I take notes when someone is talking. It’s a compulsion, a nervous tic, a thing to keep my worried fingers moving, scribbling on the backs of receipts or on the junk mail I’ve stuffed in my purse. I rarely do anything with this writing. It ends up back in my purse, and then, every few weeks I empty out my purse and chuck the crumpled notes in the recycling bin.
I used to carry around a little notebook because I’d read somewhere that all writers should carry around a little notebook. In it I would write snippets of potential story scenes and oddball thoughts that popped into my head and conversations I shamelessly eavesdropped on.
For example, in March 2008, I was sitting at the Panera Bread in Columbus, Ohio, and I overheard a woman at a nearby table say to another: “Dad said some magic words to me. And the magic words were: What are you going to do with your luggage?”
[What does this mean? I wondered in March 2008, and I wonder, again, now.]
The other day someone was talking at a meeting, and I was taking notes furiously—furiously in the sense that I was trying to keep up with what the person was saying, but also, because I was furious about what she was saying, which basically boiled down to Things Are Really Bad Right Now.

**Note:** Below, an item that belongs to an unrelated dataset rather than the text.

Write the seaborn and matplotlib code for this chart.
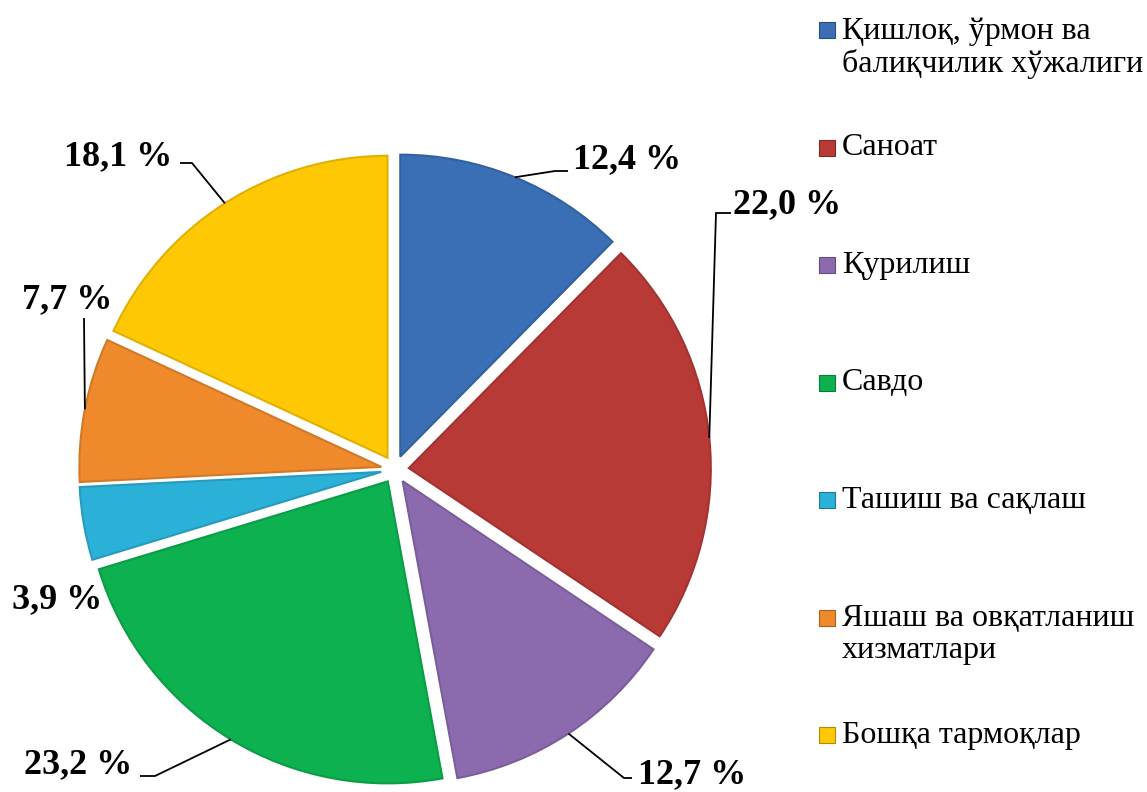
import numpy as np
import matplotlib
matplotlib.use("Agg")
import matplotlib.pyplot as plt
import seaborn as sns
from matplotlib.patches import Rectangle

sns.set_theme(style="white")
plt.rcParams['font.family'] = ['Liberation Serif', 'DejaVu Serif']

categories = ["Қишлоқ, ўрмон ва\nбалиқчилик хўжалиги", "Саноат", "Қурилиш", "Савдо",
              "Ташиш ва сақлаш", "Яшаш ва овқатланиш\nхизматлари", "Бошқа тармоқлар"]
values = [12.4, 22.0, 12.7, 23.2, 3.9, 7.7, 18.1]
value_labels = ["12,4 %", "22,0 %", "12,7 %", "23,2 %", "3,9 %", "7,7 %", "18,1 %"]
colors = sns.color_palette(["#3A6EB5", "#B83A37", "#8B6BAE", "#0DB14F",
                            "#2BB0D8", "#EE8A2C", "#FFC805"])

W, H = 1147, 792
CX, CY, R = 395.0, 469.5, 302.0

fig = plt.figure(figsize=(W / 100, H / 100), dpi=100)
ax = fig.add_axes([0, 0, 1, 1])

def px2d(px, py):
    return (px - CX) / R, (CY - py) / R

def shade(c, f):
    return tuple(np.clip(np.array(c) * f, 0, 1))

wedges, _ = ax.pie(values, colors=colors, startangle=90, counterclock=False,
                   explode=[0.046] * len(values), radius=1.0,
                   wedgeprops=dict(linewidth=0))
for w, c in zip(wedges, colors):
    w.set_edgecolor(shade(c, 0.88))
    w.set_linewidth(1.5)

x0, y0 = px2d(0, H)
x1, y1 = px2d(W, 0)
ax.set_xlim(x0, x1)
ax.set_ylim(y0, y1)
ax.set_aspect('auto')
ax.axis('off')

# label centers (px), leader start and elbow (px); None = no leader
label_pos = [(627, 160), (787, 205), (692, 775), (78, 765), (57, 600), (67, 300), (118, 157)]
leader_start = [(568, 171), (731, 213), (632, 778), (140, 776), None, (84, 318), (180, 163)]
leader_elbow = [(555, 171), (716, 213), (624, 778), (155, 776), None, (84, 318), (192, 163)]

for w, lab, pos, st, el in zip(wedges, value_labels, label_pos, leader_start, leader_elbow):
    tx, ty = px2d(*pos)
    ax.text(tx, ty, lab, ha='center', va='center', fontsize=26, fontweight='bold', color='black')
    if st is None:
        continue
    mid = np.deg2rad((w.theta1 + w.theta2) / 2)
    cx, cy = w.center
    end = (cx + w.r * np.cos(mid), cy + w.r * np.sin(mid))
    s = px2d(*st)
    e = px2d(*el)
    ax.plot([s[0], e[0], end[0]], [s[1], e[1], end[1]], color='black', lw=1.3,
            solid_capstyle='butt', solid_joinstyle='miter')

# legend (manual, Excel-style spacing)
for i, (cat, c) in enumerate(zip(categories, colors)):
    ypx = 30 + i * 117.5
    fig.patches.append(Rectangle((819 / W, 1 - (ypx + 8) / H), 16 / W, 16 / H,
                                 transform=fig.transFigure, facecolor=c,
                                 edgecolor=shade(c, 0.7), linewidth=0.8))
    if '\n' in cat:
        fig.text(842 / W, 1 - (ypx - 13) / H, cat, ha='left', va='top',
                 fontsize=23, color='black', linespacing=1.13)
    else:
        fig.text(842 / W, 1 - ypx / H, cat, ha='left', va='center',
                 fontsize=23, color='black')

fig.savefig("out.png", dpi=100, facecolor='white')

After the meeting I scrunched up the paper I’d been taking notes on and drove home in tears. If I don’t write things down, I will forget them. If I write things down, but don’t read what I’ve written, I can also forget. It’s a nifty trick. Too bad I can’t always manage to remember it.

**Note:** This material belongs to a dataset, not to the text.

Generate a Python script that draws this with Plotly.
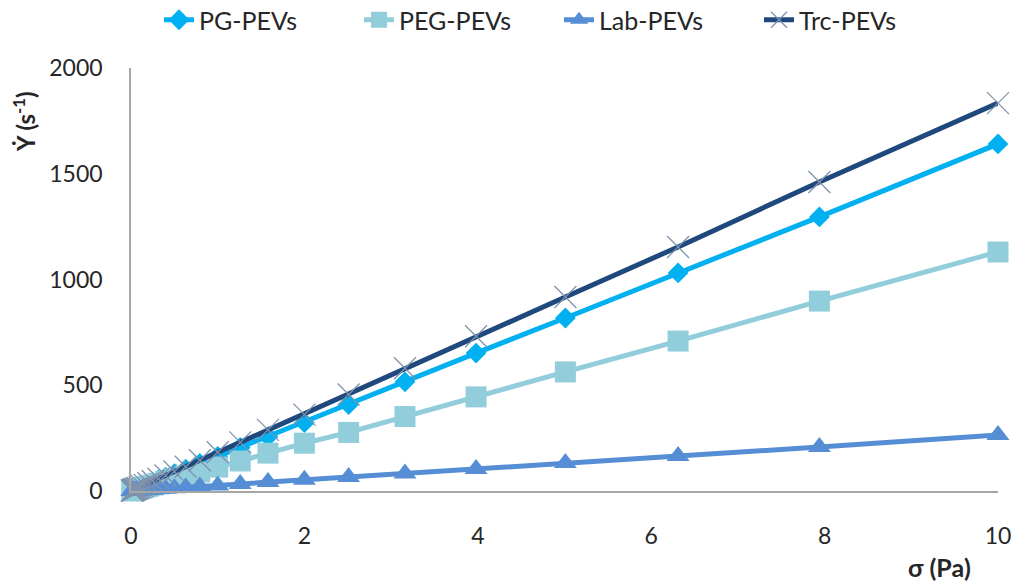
import plotly.graph_objects as go

sigma = [0.01, 0.0126, 0.0158, 0.02, 0.0251, 0.0316, 0.0398, 0.0501, 0.0631, 0.0794,
         0.1, 0.126, 0.158, 0.2, 0.251, 0.316, 0.398, 0.501, 0.631, 0.794,
         1.0, 1.26, 1.58, 2.0, 2.51, 3.16, 3.98, 5.01, 6.31, 7.94, 10.0]

pg = [1.6, 2.1, 2.6, 3.3, 4.1, 5.2, 6.5, 8.2, 10.3, 13, 16.4, 20.6, 25.9, 32.7, 41, 52, 65, 82,
      103, 130, 164, 206, 257, 323, 409, 516, 652, 818, 1031, 1296, 1641]
peg = [1.1, 1.4, 1.8, 2.3, 2.8, 3.6, 4.5, 5.7, 7.1, 9.0, 11.3, 14.2, 17.9, 22.6, 28, 36, 45, 57,
       71, 90, 113, 142, 179, 226, 277, 352, 445, 563, 709, 898, 1130]
lab = [0.26, 0.33, 0.42, 0.53, 0.66, 0.84, 1.05, 1.3, 1.7, 2.1, 2.6, 3.3, 4.2, 5.3, 6.6, 8.4,
       10.5, 13.3, 16.7, 21, 26.5, 33, 42, 53, 66, 83, 104, 132, 165, 208, 265]
trc = [1.8, 2.3, 2.9, 3.7, 4.6, 5.8, 7.3, 9.2, 11.5, 14.5, 18.3, 23, 29, 36.6, 46, 58, 73, 92,
       115, 145, 183, 230, 289, 361, 456, 580, 732, 917, 1154, 1461, 1834]

names = ["PG-PEVs", "PEG-PEVs", "Lab-PEVs", "Trc-PEVs"]
x_ticks = [0, 2, 4, 6, 8, 10]
y_ticks = [0, 500, 1000, 1500, 2000]

FONT = "Lato"
TXT = "#262626"

fig = go.Figure()
fig.add_trace(go.Scatter(x=sigma, y=pg, name=names[0], mode="lines+markers",
                         line=dict(color="#00B0F0", width=5),
                         marker=dict(symbol="diamond", size=16, color="#00B0F0"),
                         cliponaxis=False))
fig.add_trace(go.Scatter(x=sigma, y=peg, name=names[1], mode="lines+markers",
                         line=dict(color="#92CDDC", width=5),
                         marker=dict(symbol="square", size=21, color="#92CDDC"),
                         cliponaxis=False))
fig.add_trace(go.Scatter(x=sigma, y=lab, name=names[2], mode="lines+markers",
                         line=dict(color="#558ED5", width=5),
                         marker=dict(symbol="triangle-up", size=20, color="#558ED5"),
                         cliponaxis=False))
fig.add_trace(go.Scatter(x=sigma, y=trc, name=names[3], mode="lines+markers",
                         line=dict(color="#1F497D", width=5),
                         marker=dict(symbol="x-thin", size=22, color="#1F497D",
                                     line=dict(color="#7F93AD", width=1.3)),
                         cliponaxis=False))

L, R = 131, 20
PW = 1018 - L - R
T, B = 68, 94
PH = 585 - T - B

fig.update_layout(
    width=1018, height=585,
    margin=dict(l=L, r=R, t=T, b=B, autoexpand=False),
    paper_bgcolor="white", plot_bgcolor="white",
    font=dict(family=FONT, size=22, color=TXT),
    showlegend=True,
    legend=dict(orientation="h", x=(159 - L) / PW, xref="paper", xanchor="left",
                y=1 + (T - 20) / PH, yref="paper", yanchor="middle",
                font=dict(family=FONT, size=25, color=TXT),
                traceorder="normal", entrywidth=155, entrywidthmode="pixels"),
    xaxis=dict(range=[0, 10], tickvals=x_ticks, ticktext=[str(v) for v in x_ticks],
               showgrid=False, zeroline=False, showline=True, linecolor="#A6A6A6",
               linewidth=1.5, ticks="", ticklabelstandoff=24, automargin=False,
               tickfont=dict(family=FONT, size=23, color=TXT)),
    yaxis=dict(range=[0, 2000], tickvals=y_ticks, ticktext=[str(v) for v in y_ticks],
               showgrid=False, zeroline=False, showline=True, linecolor="#A6A6A6",
               linewidth=1.5, ticks="", ticklabelstandoff=22, automargin=False,
               tickfont=dict(family=FONT, size=23, color=TXT)),
    annotations=[
        dict(text="<b>Ẏ (s<sup>-1</sup>)</b>", xref="paper", yref="paper",
             x=(24 - L) / PW, y=(491 - 122) / PH, xanchor="center", yanchor="middle",
             textangle=-90, showarrow=False, font=dict(family=FONT, size=24, color=TXT)),
        dict(text="<b>σ (Pa)</b>", xref="paper", yref="paper",
             x=(939 - L) / PW, y=(491 - 567) / PH, xanchor="center", yanchor="middle",
             showarrow=False, font=dict(family=FONT, size=25, color=TXT)),
    ],
)

fig.write_html("out.html")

I have so many questions about what I hear, what I write. The woman at the Panera Bread. I mean, what the hell was she going to do with her luggage? And at the meeting the other day. Instead of telling us how crappy things are, why can’t someone help us figure out what to do about it?
Maybe I am asking for too much. Maybe there are no magic words. Still, I find myself writing it all down. Friday at the library, a toddler shows me her coloring page. It’s covered in crayon scribbles and I love it. When she offers it to me, I take it.
One writer to another. No words, but I know exactly what she means.